→ Problem requirements: Transcribe the material verbatim in full; the pictures do not belong in the copy.

---- Source material

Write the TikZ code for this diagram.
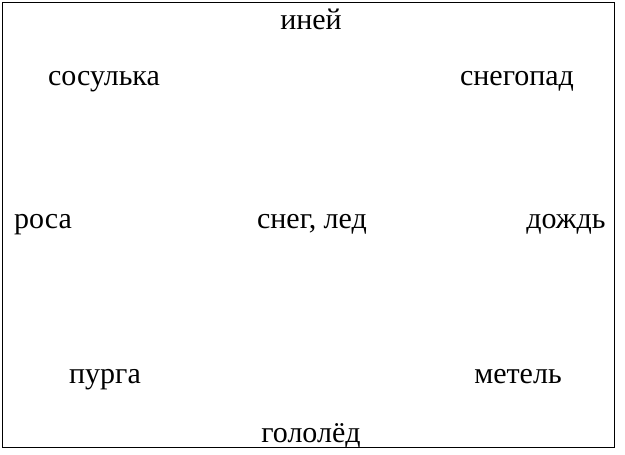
\documentclass[tikz,border=0pt]{standalone}
\usepackage{fontspec}
\setmainfont{Liberation Serif}
\begin{document}
\begin{tikzpicture}[x=1pt,y=-1pt,
  word/.style={anchor=base,inner sep=0pt,font=\fontsize{30}{35}\selectfont}]
\useasboundingbox (0,0) rectangle (625,455);
\draw[line width=1pt] (2,2) rectangle (614,447);
\node[word] (inei) at (311,30) {иней};
\node[word] (sosul) at (104,85) {сосулька};
\node[word] (snegopad) at (517,85) {снегопад};
\node[word] (rosa) at (43,228) {роса};
\node[word] (sneg) at (312,228) {снег, лед};
\node[word] (dozhd) at (566,228) {дождь};
\node[word] (purga) at (105,383) {пурга};
\node[word] (metel) at (518,383) {метель};
\node[word] (gololed) at (311,442) {гололёд};
\end{tikzpicture}
\end{document}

--------

→ Response:
Write the TikZ code for this diagram.
\documentclass[tikz,border=0pt]{standalone}
\usepackage{fontspec}
\setmainfont{Liberation Serif}
\begin{document}
\begin{tikzpicture}[x=1pt,y=-1pt,
  word/.style={anchor=base,inner sep=0pt,font=\fontsize{30}{35}\selectfont}]
\useasboundingbox (0,0) rectangle (625,455);
\draw[line width=1pt] (2,2) rectangle (614,447);
\node[word] (inei) at (311,30) {иней};
\node[word] (sosul) at (104,85) {сосулька};
\node[word] (snegopad) at (517,85) {снегопад};
\node[word] (rosa) at (43,228) {роса};
\node[word] (sneg) at (312,228) {снег, лед};
\node[word] (dozhd) at (566,228) {дождь};
\node[word] (purga) at (105,383) {пурга};
\node[word] (metel) at (518,383) {метель};
\node[word] (gololed) at (311,442) {гололёд};
\end{tikzpicture}
\end{document}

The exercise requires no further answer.